Tapi Gentar tidak gentar. Ia nekat menerima sanksi adat asal ”tidak lolo (bodoh) dan dikerot (ditipu) tauke seumur hidup”. Bagi Gentar, satu-satunya cara untuk mengubah nasib orang rimba bukanlah tombak untuk berburu atau hutan untuk berladang, melainkan otak untuk berpikir. Perbedaan "orang terang" dengan orang rimba bukanlah halom (alam) tempat hidup, melainkan, ”Mereka pintar, dan kami lolo selamanya.” Ia juga tak tahan disebut sebagai orang Kubu, yang berarti bodoh, jorok, terbelakang, dan berilmu hitam.
Ketika akhirnya Gentar nekat keluar dari hutan dan lari ke desa, justru kerabatnya yang bertangis-tangisan. Sambil melolong-lolong, ibu Gentar mendatangi tempat belajarnya sambil menenteng cuka pengencer getah karet. Perempuan tua itu meng-ancam mau bunuh diri dengan minum cuka pengencer jika Gentar tetap sekolah. Perang mulut berletusan bagai pesta mercon—perempuan rimba selalu berbicara dengan suara keras dan membentak-bentak. Beruntung, amarah sang ibu bisa diredakan. Gentar dibolehkan belajar dengan syarat tak boleh lari dari rimba.
Tapi itu cerita tiga tahun lalu.
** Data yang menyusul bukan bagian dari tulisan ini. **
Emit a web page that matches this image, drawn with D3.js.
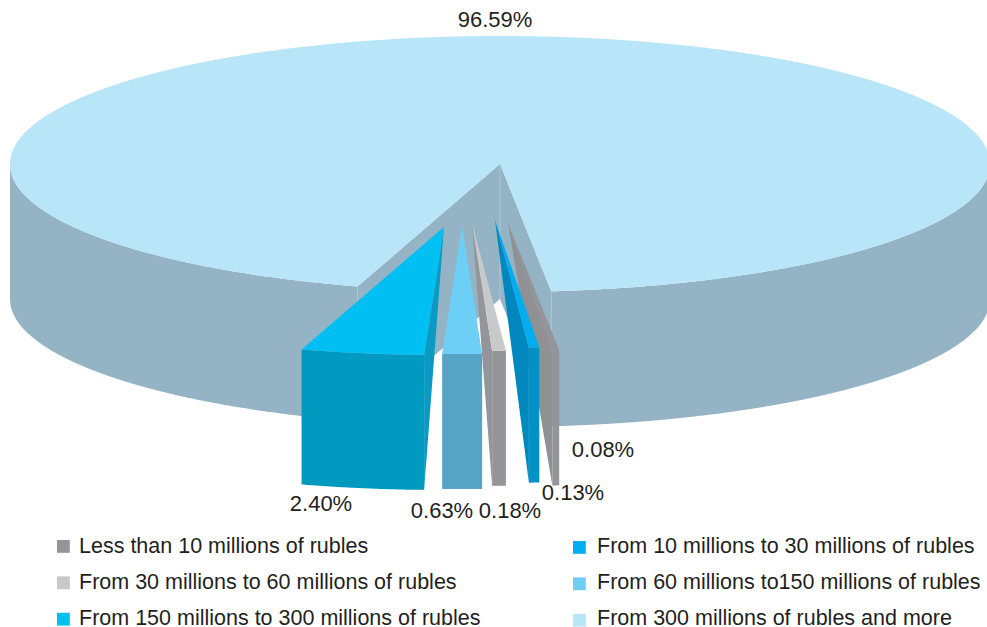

Kini Gentar sudah naik pangkat. Ia bukan hanya siswa, tapi sudah dipercaya menjadi guru bagi anak-anak rimba. Saban hari, sambil menenteng jorot (perangkap) untuk menjerat landak atau kancil, Gentar menyelipkan pensil dan buku tulis di sela-sela lipatan cawatnya. Buku tulisnya sudah ringsek dimakan keringat, juga hampir penuh terisi coretan murid-muridnya. Ia harus segera minta buku baru kepada seorang fasilitator yang datang rutin dari Jambi, atau kalau terpaksa ia membelinya di toko tauke.
Saat ini ada belasan murid Gentar yang tersebar di Sungai Makekal, bagian barat Taman Nasional Bukit Duabelas. Mereka belajar sambil berburu bulus (kura-kura air tawar), tikus, tupai, atau menuba ikan. Hasil buruan dipakai untuk praktek ilmu hitung: jumlahnya dibilang satu per satu, lalu dijual ke tauke. Kini mereka tak khawatir lagi tertipu—ada Gentar, yang sigap dengan perkalian sampai jumlah jutaan.
Bukan hanya mengajar anak rimba, ilmu hitung juga bermanfaat dalam penjualan hasil hutan skala besar milik pesaken (keluarga) orang rimba. Gentar kini mahir mengalkulasi kiloan rotan atau getah karet, termasuk menghitung uang kembalian. Para tetua adat, meskipun belum ikhlas benar, kini menyerahkan semua urusan dagang kepadanya. ”Dulu sekolah dilarang. Sekarang mereka pakai otak saya,” kata Gentar, yang selain cakap memakai kemeja kini juga mandi dengan sabun.
Sepekan dalam sebulan, Gentar berhenti mengajar. Itu saat ia harus memusatkan perhatiannya pada belajar ”hidup”: belajar berburu yang benar. Remaja seusia Gentar mestinya sudah cukup umur untuk berpisah dari sudung (pondok) keluarganya dan menumpang ke rumah ”induk semang”, calon mertuanya. Sebagai semendo (calon suami), ia wajib mencarikan lauk untuk keluarga gadis yang diincar sebagai calon istrinya. Setelah dianggap mampu, barulah ia dibolehkan meminang.
Bagi Gentar, acara pertunakan (perjodohan) ini tampaknya sulit bukan kepalang. Mungkin lantaran sibuk memegang buku dan buah pensil, kecakapan Gentar dalam berburu agak ketinggalan. ”Mana ada orang tua yang mau mengambilnya menantu?” kata seorang tetua di Kubu. Tapi Gentar agaknya abai dengan ancaman ini. ”Mau bujang lapuk, biar lapuklah,” ia membalas, seperti tidak ambil pusing.